The year 2026 is shaping up to be the pinnacle of Cord Cutting 2.0, a transformative era where consumers are not only abandoning traditional cable TV but also severing ties with cable-provided internet services in unprecedented numbers. This evolution builds on the momentum from 2025, when cable giants like Comcast and Charter Spectrum experienced massive subscriber losses across both TV and broadband, signaling a seismic shift in how Americans access entertainment and connectivity. With alternatives proliferating, from 5G home internet to expanded fiber networks and satellite options, households are empowered to seek better deals, faster speeds, and more flexible plans, potentially saving hundreds annually while escaping the clutches of long-dominant providers.
Cord Cutting 1.0, which gained traction in the early 2020s, focused primarily on ditching cable TV bundles in favor of streaming platforms. By 2025, this trend had accelerated dramatically, with non-pay-TV households reaching 77.2 million, up from just 37.3 million in 2018. Cable TV subscriptions plummeted to 68.7 million, a stark decline from 105 million in 2010. Streaming viewership hit record highs, accounting for 47.5 percent of total TV consumption by December 2025, while cable’s share dwindled to 20.2 percent. Providers like Comcast lost 1.25 million video subscribers in 2025 alone, ending the year with just 11.3 million pay-TV customers.
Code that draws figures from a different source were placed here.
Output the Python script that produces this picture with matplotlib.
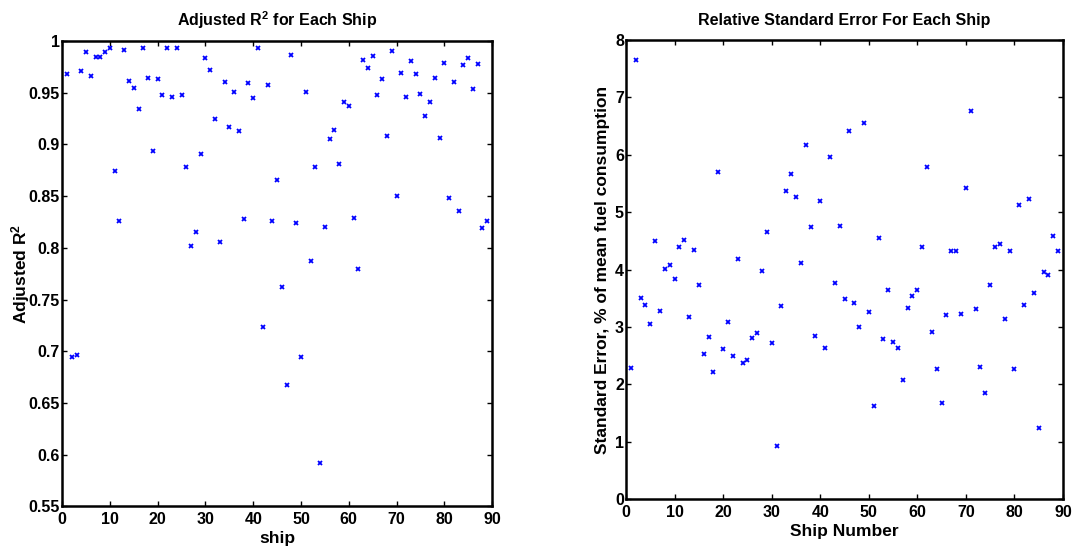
# Adjusted R^2 and relative standard error per ship
import numpy as np
import matplotlib
matplotlib.use("Agg")
import matplotlib.pyplot as plt

plt.rcParams['font.family'] = ['Liberation Sans Narrow', 'Liberation Sans', 'DejaVu Sans']
plt.rcParams['font.weight'] = 'bold'
plt.rcParams['mathtext.fontset'] = 'custom'
plt.rcParams['mathtext.rm'] = 'Liberation Sans:bold'
plt.rcParams['mathtext.it'] = 'Liberation Sans:bold'
plt.rcParams['mathtext.bf'] = 'Liberation Sans:bold'

# Data
ships = np.arange(1, 90)

adj_r2 = [0.968, 0.694, 0.696, 0.971, 0.989, 0.966, 0.985, 0.985, 0.989, 0.993,
          0.874, 0.826, 0.991, 0.961, 0.955, 0.934, 0.993, 0.964, 0.894, 0.963,
          0.948, 0.993, 0.946, 0.993, 0.948, 0.878, 0.802, 0.815, 0.891, 0.984,
          0.972, 0.925, 0.806, 0.960, 0.917, 0.951, 0.913, 0.828, 0.959, 0.945,
          0.993, 0.723, 0.958, 0.826, 0.866, 0.762, 0.667, 0.987, 0.824, 0.694,
          0.951, 0.787, 0.878, 0.592, 0.820, 0.905, 0.914, 0.881, 0.941, 0.937,
          0.829, 0.780, 0.982, 0.974, 0.986, 0.948, 0.963, 0.908, 0.990, 0.850,
          0.969, 0.946, 0.981, 0.968, 0.949, 0.928, 0.941, 0.964, 0.906, 0.979,
          0.848, 0.960, 0.836, 0.977, 0.984, 0.954, 0.978, 0.819, 0.826]

rel_se = [2.29, 7.65, 3.50, 3.38, 3.05, 4.50, 3.28, 4.01, 4.08, 3.83,
          4.40, 4.51, 3.17, 4.35, 3.73, 2.53, 2.83, 2.22, 5.70, 2.61,
          3.09, 2.49, 4.18, 2.37, 2.42, 2.80, 2.89, 3.97, 4.66, 2.73,
          0.93, 3.36, 5.37, 5.66, 5.27, 4.11, 6.17, 4.74, 2.85, 5.19,
          2.63, 5.96, 3.76, 4.76, 3.48, 6.42, 3.42, 3.00, 6.56, 3.26,
          1.63, 4.55, 2.79, 3.64, 2.74, 2.63, 2.07, 3.33, 3.54, 3.65,
          4.40, 5.79, 2.92, 2.27, 1.67, 3.21, 4.33, 4.32, 3.23, 5.42,
          6.77, 3.31, 2.31, 1.85, 3.74, 4.40, 4.45, 3.14, 4.33, 2.27,
          5.13, 3.38, 5.23, 3.60, 1.24, 3.96, 3.91, 4.59, 4.33]

fig = plt.figure(figsize=(10.72, 5.48), dpi=100)
ax1 = fig.add_axes([0.058, 0.076, 0.401, 0.849])
ax2 = fig.add_axes([0.584, 0.089, 0.4076, 0.838])

def style(ax):
    for s in ax.spines.values():
        s.set_linewidth(1.8)
    ax.tick_params(direction='in', top=True, right=True, length=3.5, width=1,
                   labelsize=11.5, pad=1.5)
    ax.tick_params(axis='x', pad=4)
    for lab in ax.get_xticklabels() + ax.get_yticklabels():
        lab.set_fontweight('bold')

# Left: adjusted R^2
ax1.plot(ships, adj_r2, 'x', color='blue', ms=3.5, mew=1.3)
ax1.set_xlim(0, 90)
ax1.set_ylim(0.55, 1)
ax1.set_xticks(np.arange(0, 91, 10))
ax1.set_yticks(np.arange(0.55, 1.001, 0.05))
ax1.set_yticklabels(['0.55', '0.6', '0.65', '0.7', '0.75', '0.8', '0.85', '0.9', '0.95', '1'])
ax1.set_title('Adjusted R$^2$ for Each Ship', fontsize=11.5, fontweight='bold', pad=11)
ax1.set_xlabel('ship', fontsize=12.5, fontweight='bold')
ax1.set_ylabel('Adjusted R$^2$', fontsize=12.5, fontweight='bold')
ax1.xaxis.set_label_coords(0.5, -0.052)
ax1.yaxis.set_label_coords(-0.071, 0.5)
style(ax1)

# Right: relative standard error
ax2.plot(ships, rel_se, 'x', color='blue', ms=3.5, mew=1.3)
ax2.set_xlim(0, 90)
ax2.set_ylim(0, 8)
ax2.set_xticks(np.arange(0, 91, 10))
ax2.set_yticks(np.arange(0, 9, 1))
ax2.set_title('Relative Standard Error For Each Ship', fontsize=11.5, fontweight='bold', pad=11)
ax2.set_xlabel('Ship Number', fontsize=12.5, fontweight='bold')
ax2.set_ylabel('Standard Error, % of mean fuel consumption', fontsize=12.5,
               fontweight='bold')
ax2.xaxis.set_label_coords(0.5, -0.055)
ax2.yaxis.set_label_coords(-0.036, 0.5)
style(ax2)

fig.savefig('out.png', dpi=100)
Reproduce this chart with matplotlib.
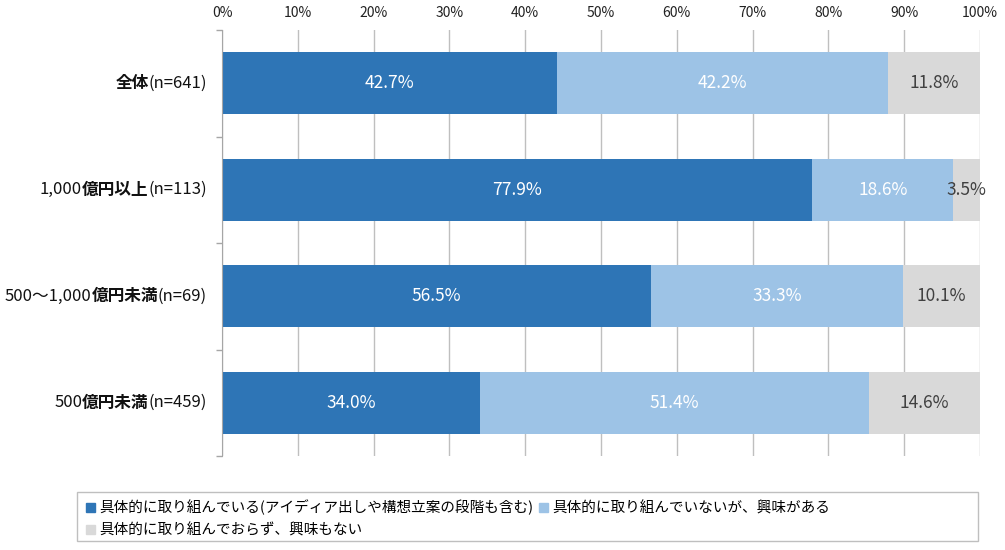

Charter Spectrum fared similarly, shedding hundreds of thousands quarterly, with residential video losses narrowing slightly to 64,000 in Q3 but still reflecting ongoing erosion.
Now, Cord Cutting 2.0 extends this rebellion to home internet, where cable companies once enjoyed near-monopolies. In 2025, Comcast hemorrhaged 711,000 broadband subscribers, closing the year at 31.26 million domestic customers after a Q4 loss of 181,000. Charter Spectrum followed suit, losing over 400,000 internet customers in 2025, with Q3 alone seeing a drop of 109,000, bringing its total to 29.8 million. Together, these two behemoths shed more than 1.3 million TV and over 900,000 internet customers in the first nine months of 2025, a trend dubbed “Cord Cutting 2.0” that underscores growing consumer dissatisfaction with high prices, data caps, and poor service.
This exodus is fueled by robust alternatives emerging from wireless carriers. T-Mobile led the charge, adding over 1.8 million 5G Home Internet subscribers in 2025, with quarterly gains like 506,000 in Q3 pushing its base to 8.0 million. Verizon followed closely, gaining 1.1 million fixed wireless access customers, including 319,000 in Q4, to reach 5.7 million by year’s end. AT&T contributed significantly, adding 875,000 Internet Air (5G home) subscribers and over 1 million fiber net adds, expanding its advanced internet footprint. These gains came directly at the expense of cable providers, as every major cable company reported internet losses in 2025 for the first time.
Looking ahead to 2026, projections indicate even greater acceleration. Non-pay-TV households are expected to surge to 80.7 million, outnumbering traditional pay-TV subscribers at 54.3 million. For internet, the competitive landscape will intensify with new entrants and technological advancements. Amazon’s planned home internet launch, delayed from 2024, is set to roll out widely in 2026, leveraging its vast ecosystem to undercut prices further. Satellite providers like Starlink continue to improve latency and coverage for rural areas, while fiber expansions from AT&T aim to reach 40 million locations by year-end. T-Mobile’s fiber ventures, including acquisitions like Metronet and Lumos, will cover more states, offering gigabit speeds with price guarantees.
Cable incumbents face a precarious future. Once relying on broadband to buffer TV declines, they now confront erosion in their core revenue stream. Strategies like Comcast’s five-year price locks and unlimited data plans have slowed but not halted losses, as consumers prioritize value amid economic pressures. Analysts forecast continued subscriber churn, with cable broadband potentially losing another million users in 2026 as 5G and fiber penetration deepens.
For consumers, Cord Cutting 2.0 in 2026 represents liberation. Households can mix and match services—streaming for TV, 5G for internet—tailoring setups to budgets and needs. This diversity fosters innovation, driving down costs and improving quality. Rural areas, long underserved, benefit from satellite and fixed wireless breakthroughs, bridging the digital divide. Urban dwellers gain leverage in negotiations, forcing providers to compete on speed, reliability, and customer service.
As this movement matures, it reshapes the telecommunications industry. Cable companies must adapt through mergers, bundling enhancements, or infrastructure investments to survive. Meanwhile, wireless giants solidify their dominance, converging mobile and home services into seamless ecosystems. By year’s end, 2026 could mark the tipping point where cable’s monopoly crumbles entirely, ushering in a consumer-driven era of connectivity that prioritizes choice over captivity. With savings averaging $100 monthly for switchers, the financial incentives alone ensure this trend’s unstoppable trajectory.